(DATA EXTRACT):

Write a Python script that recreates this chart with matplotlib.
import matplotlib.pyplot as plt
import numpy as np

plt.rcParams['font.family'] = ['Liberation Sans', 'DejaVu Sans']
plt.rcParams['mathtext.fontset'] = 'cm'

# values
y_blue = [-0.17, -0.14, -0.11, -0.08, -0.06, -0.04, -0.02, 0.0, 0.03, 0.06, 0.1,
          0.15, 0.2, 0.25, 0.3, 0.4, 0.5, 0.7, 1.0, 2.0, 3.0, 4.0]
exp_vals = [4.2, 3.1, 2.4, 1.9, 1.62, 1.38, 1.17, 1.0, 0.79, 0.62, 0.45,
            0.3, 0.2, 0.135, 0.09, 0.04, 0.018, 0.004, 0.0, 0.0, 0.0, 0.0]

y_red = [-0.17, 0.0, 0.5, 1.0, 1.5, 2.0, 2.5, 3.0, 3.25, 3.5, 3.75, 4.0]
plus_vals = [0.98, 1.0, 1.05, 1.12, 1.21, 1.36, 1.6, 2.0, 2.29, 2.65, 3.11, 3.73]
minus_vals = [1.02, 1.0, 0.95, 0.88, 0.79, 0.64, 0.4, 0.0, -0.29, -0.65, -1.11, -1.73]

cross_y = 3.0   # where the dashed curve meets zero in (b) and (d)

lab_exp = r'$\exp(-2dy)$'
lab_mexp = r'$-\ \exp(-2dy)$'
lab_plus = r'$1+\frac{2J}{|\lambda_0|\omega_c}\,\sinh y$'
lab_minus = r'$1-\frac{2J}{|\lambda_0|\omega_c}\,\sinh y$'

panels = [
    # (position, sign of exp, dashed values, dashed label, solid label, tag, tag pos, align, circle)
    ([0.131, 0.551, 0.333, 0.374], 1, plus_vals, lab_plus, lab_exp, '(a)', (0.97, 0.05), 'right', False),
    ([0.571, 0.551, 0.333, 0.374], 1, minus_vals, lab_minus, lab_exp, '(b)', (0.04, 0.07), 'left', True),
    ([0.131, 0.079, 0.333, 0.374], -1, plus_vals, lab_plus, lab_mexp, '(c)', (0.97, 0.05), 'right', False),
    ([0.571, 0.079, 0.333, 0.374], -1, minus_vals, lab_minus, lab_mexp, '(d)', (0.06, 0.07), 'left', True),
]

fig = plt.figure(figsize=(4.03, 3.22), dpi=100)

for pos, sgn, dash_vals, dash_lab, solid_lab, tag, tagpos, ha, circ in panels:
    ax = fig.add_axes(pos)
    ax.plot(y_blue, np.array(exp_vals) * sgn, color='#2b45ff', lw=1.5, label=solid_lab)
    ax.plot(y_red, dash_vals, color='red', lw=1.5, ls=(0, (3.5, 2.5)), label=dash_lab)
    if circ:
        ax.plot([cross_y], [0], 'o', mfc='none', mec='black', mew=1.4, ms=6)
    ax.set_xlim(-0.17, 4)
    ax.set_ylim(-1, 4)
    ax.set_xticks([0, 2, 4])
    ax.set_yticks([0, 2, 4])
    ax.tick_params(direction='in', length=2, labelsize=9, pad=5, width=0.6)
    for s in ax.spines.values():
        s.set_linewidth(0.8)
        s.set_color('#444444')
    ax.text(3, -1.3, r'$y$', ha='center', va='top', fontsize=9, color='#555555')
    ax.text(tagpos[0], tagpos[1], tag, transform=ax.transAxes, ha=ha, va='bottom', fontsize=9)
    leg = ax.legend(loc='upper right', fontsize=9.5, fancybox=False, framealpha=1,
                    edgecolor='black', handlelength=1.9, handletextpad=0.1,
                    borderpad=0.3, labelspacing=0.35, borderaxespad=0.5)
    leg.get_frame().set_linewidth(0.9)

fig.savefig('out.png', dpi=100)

(WHAT YOU WILL DO): From the first line of the data through the line with "0.3, 0.2, 0.135, 0.09, 0.04, 0.018, 0.004, 0.0, 0.0, 0.0, 0.0]", quote each line exactly and add nothing else.

(EXERCISE ANSWER):
Write a Python script that recreates this chart with matplotlib.
import matplotlib.pyplot as plt
import numpy as np

plt.rcParams['font.family'] = ['Liberation Sans', 'DejaVu Sans']
plt.rcParams['mathtext.fontset'] = 'cm'

# values
y_blue = [-0.17, -0.14, -0.11, -0.08, -0.06, -0.04, -0.02, 0.0, 0.03, 0.06, 0.1,
          0.15, 0.2, 0.25, 0.3, 0.4, 0.5, 0.7, 1.0, 2.0, 3.0, 4.0]
exp_vals = [4.2, 3.1, 2.4, 1.9, 1.62, 1.38, 1.17, 1.0, 0.79, 0.62, 0.45,
            0.3, 0.2, 0.135, 0.09, 0.04, 0.018, 0.004, 0.0, 0.0, 0.0, 0.0]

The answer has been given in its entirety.